#20 Startup Roundtable: Helping to Create the Jobs of the Future

20-startup-roundtable-helping-to-create-the-jobs-of-the-future

Fortune Brainstorm TECH 2012, a Creative Commons Attribution (2.0) image from Fortune Live Media’s photostream

Pittsburgh’s startup economy has helped to build prosperity in the region and attract new jobs, new residents, and new investment. However, the growth of startup companies has slowed in recent years along with the venture capital dollars that fuel them. Pennsylvania as a whole, and the Pittsburgh region, are now lagging behind the rest of the country in new startup development. If we are to continue our growth as a city we must do better. We must find ways to jumpstart the development of new small businesses, especially those in emerging fields and new technology. Pittsburgh has the potential to be the Silicon Valley of our region. City government should be doing everything we can to nurture this development.  

1. Startup Roundtable

One of the best ways we can help startups succeed in Pittsburgh is to bring them together with policymakers and administrators from the city, the URA, and the county to talk openly about what these agencies could be doing to help. This kind of open discussion with startup companies across a broad and diverse group of industries would allow the city, it’s authorities, and the county to better devise a game plan that will address their needs. These roundtable sessions should occur with some regularity and should be designed to help us develop a blueprint for policy changes, incentive structures, and lobbying efforts that we can build together with the companies.

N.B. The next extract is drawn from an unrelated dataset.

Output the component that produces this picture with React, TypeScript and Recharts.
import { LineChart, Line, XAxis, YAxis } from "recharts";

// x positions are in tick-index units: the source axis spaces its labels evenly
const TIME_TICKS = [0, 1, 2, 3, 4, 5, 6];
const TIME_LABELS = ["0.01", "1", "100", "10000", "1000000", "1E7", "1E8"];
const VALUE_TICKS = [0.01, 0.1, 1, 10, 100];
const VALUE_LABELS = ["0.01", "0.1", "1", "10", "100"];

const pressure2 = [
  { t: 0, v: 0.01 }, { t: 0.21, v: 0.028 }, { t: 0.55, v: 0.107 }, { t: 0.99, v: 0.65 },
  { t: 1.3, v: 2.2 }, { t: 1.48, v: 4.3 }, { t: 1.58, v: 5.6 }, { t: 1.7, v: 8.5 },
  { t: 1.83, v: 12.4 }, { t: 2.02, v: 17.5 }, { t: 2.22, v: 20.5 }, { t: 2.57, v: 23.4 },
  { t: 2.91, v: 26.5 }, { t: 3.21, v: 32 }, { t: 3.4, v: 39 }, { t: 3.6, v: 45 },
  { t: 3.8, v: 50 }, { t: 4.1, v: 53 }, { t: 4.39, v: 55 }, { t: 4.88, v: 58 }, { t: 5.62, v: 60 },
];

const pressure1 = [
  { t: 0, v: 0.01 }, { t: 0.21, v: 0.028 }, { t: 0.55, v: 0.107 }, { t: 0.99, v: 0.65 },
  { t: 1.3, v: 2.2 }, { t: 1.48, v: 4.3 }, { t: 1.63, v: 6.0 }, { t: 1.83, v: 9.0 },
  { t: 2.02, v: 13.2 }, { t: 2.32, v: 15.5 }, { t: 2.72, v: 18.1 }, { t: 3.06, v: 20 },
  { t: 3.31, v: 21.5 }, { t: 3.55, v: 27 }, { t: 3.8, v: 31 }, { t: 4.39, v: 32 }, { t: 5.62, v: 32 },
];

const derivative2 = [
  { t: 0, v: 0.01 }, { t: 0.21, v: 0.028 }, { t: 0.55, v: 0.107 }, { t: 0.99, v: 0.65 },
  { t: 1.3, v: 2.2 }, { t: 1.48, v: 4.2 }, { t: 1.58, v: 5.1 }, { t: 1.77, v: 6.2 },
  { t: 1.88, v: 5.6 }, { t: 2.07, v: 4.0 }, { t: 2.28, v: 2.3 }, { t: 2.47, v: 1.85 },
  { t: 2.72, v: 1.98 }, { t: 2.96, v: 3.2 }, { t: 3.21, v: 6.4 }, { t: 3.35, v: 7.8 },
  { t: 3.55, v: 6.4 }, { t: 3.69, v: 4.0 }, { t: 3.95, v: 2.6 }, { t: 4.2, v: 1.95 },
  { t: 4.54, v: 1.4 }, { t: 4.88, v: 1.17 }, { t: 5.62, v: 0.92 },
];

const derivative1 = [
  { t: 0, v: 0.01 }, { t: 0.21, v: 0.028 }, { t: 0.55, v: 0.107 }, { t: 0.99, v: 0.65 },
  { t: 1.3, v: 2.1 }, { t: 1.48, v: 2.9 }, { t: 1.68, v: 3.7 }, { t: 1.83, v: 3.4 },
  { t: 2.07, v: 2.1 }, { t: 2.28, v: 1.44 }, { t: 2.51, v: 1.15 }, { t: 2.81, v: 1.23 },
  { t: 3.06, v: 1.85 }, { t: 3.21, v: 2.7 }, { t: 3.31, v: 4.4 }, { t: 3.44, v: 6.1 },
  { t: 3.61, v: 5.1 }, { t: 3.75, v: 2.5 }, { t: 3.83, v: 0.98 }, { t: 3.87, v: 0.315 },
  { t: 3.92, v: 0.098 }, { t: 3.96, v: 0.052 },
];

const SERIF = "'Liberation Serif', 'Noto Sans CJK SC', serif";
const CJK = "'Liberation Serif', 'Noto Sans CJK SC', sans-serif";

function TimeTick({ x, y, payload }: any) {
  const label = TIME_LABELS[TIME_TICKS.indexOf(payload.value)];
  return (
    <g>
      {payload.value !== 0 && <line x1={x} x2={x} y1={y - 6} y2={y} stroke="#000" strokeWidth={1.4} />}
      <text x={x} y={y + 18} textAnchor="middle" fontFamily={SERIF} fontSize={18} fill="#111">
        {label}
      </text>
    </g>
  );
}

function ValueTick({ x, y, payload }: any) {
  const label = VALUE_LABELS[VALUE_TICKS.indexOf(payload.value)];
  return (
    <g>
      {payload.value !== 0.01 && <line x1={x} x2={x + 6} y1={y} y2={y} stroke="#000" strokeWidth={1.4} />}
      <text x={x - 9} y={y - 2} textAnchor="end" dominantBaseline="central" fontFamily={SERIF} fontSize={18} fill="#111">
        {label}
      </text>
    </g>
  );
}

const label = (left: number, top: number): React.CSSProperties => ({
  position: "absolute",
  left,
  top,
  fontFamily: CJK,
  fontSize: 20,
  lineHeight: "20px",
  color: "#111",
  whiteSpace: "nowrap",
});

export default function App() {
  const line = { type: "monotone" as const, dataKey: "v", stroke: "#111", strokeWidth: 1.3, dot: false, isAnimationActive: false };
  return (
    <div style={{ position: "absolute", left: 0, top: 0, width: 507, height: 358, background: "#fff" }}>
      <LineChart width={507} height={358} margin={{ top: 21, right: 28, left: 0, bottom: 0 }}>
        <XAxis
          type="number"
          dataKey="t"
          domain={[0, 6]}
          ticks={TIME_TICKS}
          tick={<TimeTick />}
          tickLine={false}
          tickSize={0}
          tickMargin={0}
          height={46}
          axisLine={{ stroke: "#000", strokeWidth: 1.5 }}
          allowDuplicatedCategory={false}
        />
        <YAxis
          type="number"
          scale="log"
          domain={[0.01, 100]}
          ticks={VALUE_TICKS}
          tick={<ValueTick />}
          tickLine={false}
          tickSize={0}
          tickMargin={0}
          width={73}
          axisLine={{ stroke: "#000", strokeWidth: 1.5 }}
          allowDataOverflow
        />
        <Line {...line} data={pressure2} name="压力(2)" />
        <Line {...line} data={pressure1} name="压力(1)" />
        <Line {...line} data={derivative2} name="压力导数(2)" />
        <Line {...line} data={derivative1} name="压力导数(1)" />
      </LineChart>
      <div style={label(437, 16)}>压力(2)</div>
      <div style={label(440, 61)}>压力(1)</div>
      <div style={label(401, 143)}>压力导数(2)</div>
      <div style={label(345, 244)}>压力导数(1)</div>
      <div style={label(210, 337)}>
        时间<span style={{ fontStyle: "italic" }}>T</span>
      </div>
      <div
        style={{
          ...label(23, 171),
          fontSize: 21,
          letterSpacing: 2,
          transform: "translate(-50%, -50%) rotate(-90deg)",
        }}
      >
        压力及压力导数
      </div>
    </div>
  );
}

Often just getting a group of companies in a room with policymakers and administrators can spur new ideas and help form new partnerships. Mayor Mike McGinn of Seattle, Washington has been holding similar roundtables for the past year and has been able to begin to revive Seattle’s tech industry working directly with the companies that make up the roundtable. If the Mayor, the County Executive, and the leadership of the URA can come together with individual companies and industry partners like the Pittsburgh Tech Council and the Allegheny Conference on Community Development we can begin to make the same strides. This kind of concerted partnership between government, business, and industry groups will also help to attract more venture capital and angel investors to the region to help get fledgling startups off the ground – one of the critical components necessary to grow this sector.